Sem a pretensão de esgotar o tema, nem de tecer críticas a quaisquer instituições ou órgãos estatais é forçoso reconhecer e comentar que a Constituição da República Federativa do Brasil, em seu artigo 22, I conferiu privativamente à União, a competência para legislar sobre direito penal. E o órgão próprio e dotado de outorga exclusiva da carta política é o Poder Legislativo (Congresso Nacional). Na hipótese de omissão do poder legiferante, cabe o mandado de injunção ou ação declaratória de inconstitucionalidade por omissão, conforme o caso, de modo a provocar a atuação do poder legislativo [6] (art.103, §2º, CF).
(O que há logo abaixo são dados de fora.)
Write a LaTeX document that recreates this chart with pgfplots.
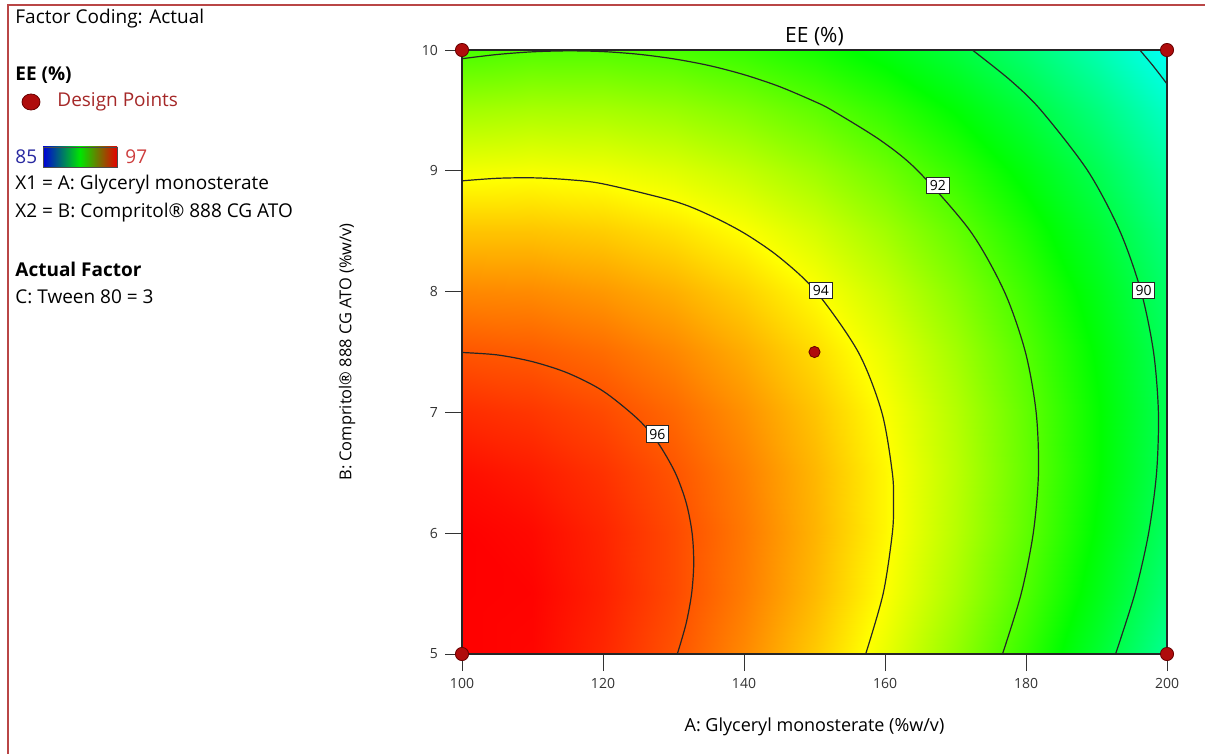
\documentclass[border=0pt]{standalone}
\usepackage{pgfplots}
\pgfplotsset{compat=1.18}
\usetikzlibrary{shapes.geometric}
\usepackage{fontspec}
\setmainfont{Open Sans}
\definecolor{dpfill}{RGB}{175,12,12}
\definecolor{dpdraw}{RGB}{105,0,0}
\definecolor{frame}{RGB}{185,70,70}
\definecolor{dptext}{RGB}{165,40,40}
\definecolor{lblue}{RGB}{40,40,160}
\definecolor{lred}{RGB}{205,60,60}
\pgfplotsset{colormap={ee}{rgb255(0cm)=(0,0,255); rgb255(2.5cm)=(0,255,255); rgb255(6cm)=(0,255,0); rgb255(9cm)=(255,255,0); rgb255(12cm)=(255,0,0)}}
\begin{document}
\begin{tikzpicture}
\useasboundingbox (0,0) rectangle (602.5pt,-377pt);
\begin{scope}[x=0.5pt,y=-0.5pt]
\draw[frame, line width=0.7pt] (8,754) -- (8,5) -- (1205,5);
\node[anchor=west, inner sep=0pt, font=\fontsize{9.5}{11}\selectfont] at (15,19) {Factor Coding: Actual};
\node[anchor=west, inner sep=0pt, font=\fontsize{9.5}{11}\selectfont\bfseries] at (15,75) {EE (\%)};
\node[ellipse, minimum width=9pt, minimum height=8pt, inner sep=0pt, fill=dpfill, draw=dpdraw, line width=0.4pt] at (31,102) {};
\node[anchor=west, inner sep=0pt, text=dptext, font=\fontsize{9.5}{11}\selectfont] at (57,102) {Design Points};
\node[anchor=west, inner sep=0pt, text=lblue, font=\fontsize{9.5}{11}\selectfont] at (15,157) {85};
\shade[left color=blue!85!black, right color=red!90!black, middle color=green!90!black] (43,147) rectangle (117,167);
\draw[black!70, line width=0.4pt] (43,147) rectangle (117,167);
\node[anchor=west, inner sep=0pt, text=lred, font=\fontsize{9.5}{11}\selectfont] at (125,157) {97};
\node[anchor=west, inner sep=0pt, font=\fontsize{9.5}{11}\selectfont] at (15,185) {X1 = A: Glyceryl monosterate};
\node[anchor=west, inner sep=0pt, font=\fontsize{9.5}{11}\selectfont] at (15,213) {X2 = B: Compritol® 888 CG ATO};
\node[anchor=west, inner sep=0pt, font=\fontsize{9.5}{11}\selectfont\bfseries] at (15,269) {Actual Factor};
\node[anchor=west, inner sep=0pt, font=\fontsize{9.5}{11}\selectfont] at (15,297) {C: Tween 80 = 3};
\end{scope}
\begin{axis}[
  at={(231pt,-327pt)}, anchor=south west,
  scale only axis, width=352.5pt, height=302pt,
  xmin=100, xmax=200, ymin=5, ymax=10,
  xtick={100,120,140,160,180,200}, ytick={5,6,7,8,9,10},
  xtick pos=bottom, ytick pos=left,
  tick align=outside, major tick length=8.5pt,
  tick style={black!80, line width=0.5pt},
  axis line style={black!85, line width=0.8pt},
  axis on top=true, clip=false,
  colormap name=ee, point meta min=85, point meta max=97,
  ticklabel style={font=\fontsize{7}{8}\selectfont, text=black!80},
  /pgf/number format/assume math mode=true,
  every axis title shift=0pt,
  title={EE (\%)},
  title style={at={(axis description cs:0.5,1.0215)}, anchor=center, font=\fontsize{10.5}{12}\selectfont},
  xlabel={A: Glyceryl monosterate (\%w/v)},
  xlabel style={at={(axis description cs:0.5,-0.121)}, anchor=center, font=\fontsize{9}{10}\selectfont},
  ylabel={B: Compritol® 888 CG ATO (\%w/v)},
  ylabel style={at={(axis description cs:-0.163,0.5)}, anchor=center, font=\fontsize{8.2}{9}\selectfont},
]
\addplot[surf, shader=interp, mesh/cols=11, point meta=\thisrow{f}] table {
x y f
100 5 97.22
110 5 96.94
120 5 96.55
130 5 96.03
140 5 95.39
150 5 94.63
160 5 93.75
170 5 92.74
180 5 91.61
190 5 90.36
200 5 88.99
100 5.5 97.21
110 5.5 96.97
120 5.5 96.62
130 5.5 96.14
140 5.5 95.54
150 5.5 94.82
160 5.5 93.98
170 5.5 93.01
180 5.5 91.92
190 5.5 90.71
200 5.5 89.38
100 6 97.08
110 6 96.89
120 6 96.57
130 6 96.14
140 6 95.58
150 6 94.89
160 6 94.09
170 6 93.16
180 6 92.12
190 6 90.94
200 6 89.65
100 6.5 96.84
110 6.5 96.68
120 6.5 96.41
130 6.5 96.01
140 6.5 95.49
150 6.5 94.85
160 6.5 94.09
170 6.5 93.20
180 6.5 92.19
190 6.5 91.06
200 6.5 89.81
100 7 96.48
110 7 96.36
120 7 96.13
130 7 95.77
140 7 95.29
150 7 94.69
160 7 93.97
170 7 93.12
180 7 92.15
190 7 91.06
200 7 89.85
100 7.5 96.00
110 7.5 95.92
120 7.5 95.73
130 7.5 95.41
140 7.5 94.97
150 7.5 94.41
160 7.5 93.73
170 7.5 92.92
180 7.5 91.99
190 7.5 90.94
200 7.5 89.77
100 8 95.40
110 8 95.37
120 8 95.21
130 8 94.94
140 8 94.54
150 8 94.01
160 8 93.37
170 8 92.60
180 8 91.72
190 8 90.70
200 8 89.57
100 8.5 94.69
110 8.5 94.69
120 8.5 94.58
130 8.5 94.34
140 8.5 93.98
150 8.5 93.50
160 8.5 92.90
170 8.5 92.17
180 8.5 91.32
190 8.5 90.35
200 8.5 89.26
100 9 93.86
110 9 93.90
120 9 93.83
130 9 93.63
140 9 93.31
150 9 92.87
160 9 92.31
170 9 91.62
180 9 90.81
190 9 89.88
200 9 88.83
100 9.5 92.91
110 9.5 92.99
120 9.5 92.96
130 9.5 92.80
140 9.5 92.52
150 9.5 92.12
160 9.5 91.60
170 9.5 90.95
180 9.5 90.18
190 9.5 89.29
200 9.5 88.28
100 10 91.84
110 10 91.97
120 10 91.97
130 10 91.86
140 10 91.62
150 10 91.25
160 10 90.77
170 10 90.16
180 10 89.44
190 10 88.58
200 10 87.61
};
% contour 96
\addplot[black!85, line width=0.6pt, smooth] coordinates {(100,7.496) (105,7.476) (110,7.42) (115,7.326) (120,7.177) (125,6.942) (127.78,6.75) (130.25,6.5) (131.81,6.25) (132.64,6.0) (132.87,5.75) (132.57,5.5) (131.78,5.25) (130.54,5.0)};
% contour 94
\addplot[black!85, line width=0.6pt, smooth] coordinates {(100,8.917) (105,8.938) (110,8.942) (115,8.927) (120,8.892) (130,8.75) (135,8.636) (140,8.485) (145,8.285) (150.23,8.0) (156.2,7.5) (159.55,7.0) (161.04,6.5) (161.21,6.25) (161.04,6.0) (159.74,5.5) (157.26,5.0)};
% contour 92
\addplot[black!85, line width=0.6pt, smooth] coordinates {(100,9.928) (105,9.963) (110,9.985) (115,9.993) (120,9.987) (125,9.965) (130,9.927) (135,9.872) (140,9.796) (145,9.698) (150,9.574) (152.51,9.5) (159.42,9.25) (164.66,9.0) (172.11,8.5) (176.93,8.0) (179.91,7.5) (181.44,7.0) (181.77,6.5) (181.03,6.0) (179.32,5.5) (176.67,5.0)};
% contour 90
\addplot[black!85, line width=0.6pt, smooth] coordinates {(172.39,10) (177.77,9.75) (182.14,9.5) (188.76,9.0) (193.32,8.5) (196.33,8.0) (198.09,7.5) (198.78,7.0) (198.52,6.5) (197.39,6.0) (195.44,5.5) (192.7,5.0)};
% contour 88
\addplot[black!85, line width=0.6pt, smooth] coordinates {(196.14,10) (197.94,9.875) (199.6,9.75) (200,9.7175)};
% contour labels
\addplot[draw=none, nodes near coords, point meta=explicit symbolic, nodes near coords align={center},
  every node near coord/.style={draw=black!85, fill=white, inner sep=1.6pt, line width=0.45pt, font=\fontsize{7}{8}\selectfont}]
  coordinates {(127.7,6.82)[96] (150.9,8.01)[94] (167.5,8.88)[92] (196.7,8.01)[90]};
% design points
\addplot[only marks, mark=*, mark size=3.3pt, mark options={fill=dpfill, draw=dpdraw, line width=0.4pt}]
  coordinates {(100,5) (100,10) (200,5) (200,10)};
\addplot[only marks, mark=*, mark size=2.8pt, mark options={fill=dpfill, draw=dpdraw, line width=0.4pt}]
  coordinates {(150,7.5)};
\end{axis}
\end{tikzpicture}
\end{document}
6 Art. 103, §2º- “Declarada a inconstitucionalidade por omissão de medida para tornar efetiva norma constitucional, será dada ciência ao poder competente para a adoção das providências necessárias e, em se tratando de órgão administrativo, para fazê-lo em trinta dias”.
Ao Poder Judiciário, não coube a função constitucional de legislar, em especial, em matéria penal, sobretudo incriminar condutas não descritas como infrações penais, ao argumento de omissão do poder legiferante competente. Considerar tal ou qual conduta como crime, por mais reprovável socialmente que seja, fere a constituição da república e explicita verdadeira usurpação das atividades de outro poder.
Somente a lei penal, com toda a sua liturgia, obedecidas as respectivas fases de sua elaboração nos limites do devido processo legislativo constitucional, poderá incriminar condutas e cominar-lhes as penas qualitativas e quantitativamente suficientes para reprovação e prevenção do crime.
E não basta a mera publicação da lei, também exigível que ela entre em vigor. O período denominado vacatio legis, isto é, aquele decorrido entre a publicação da lei e sua entrada em vigor, não pode ser considerado para efeito de incriminar conduta, posto que o texto legal ainda não havia entrado em vigor.
Nessa perspectiva, nenhuma conduta humana desajustada ao conceito definidor do crime poderá ser valorada como tal, incabível, portanto, qualquer forma de reprimenda de natureza penal. A tipicidade funciona como corolário da legalidade, vez que somente a [7] lei em sentido estrito possui força normativa para definir crime ou contravenção penal e cominar-lhes as respectivas sanções. E mais, a eficácia da lei penal no tempo não permite que ela tenha aplicação retroativa, salvo em benefício do réu.
7 Constituição Federal da República Federativa do Brasil, art. 22, I – “Compete privativamente à União legislar sobre: I – direito civil, comercial, penal, processual, eleitoral, agrário, marítimo, aeronáutico, espacial e do trabalho”.
O art. 5º, XL, da CF assim determina: “a lei penal não retroagirá, salvo para beneficiar o réu”. Nessa trilha, o art. 2º, caput do CP, exerce função permissiva à conduta do agente, em face de lei posterior que deixa de considerar crime, fato anteriormente definido como tal. Trata-se de caso típico de “abolitio criminis”. O parágrafo único, por sua vez, textualiza que “a lei posterior, que de qualquer modo favorecer o agente, aplica-se aos fatos anteriores, ainda que decididos por sentença condenatória transitada em julgado”. É o caso “novatio legis in mellius”.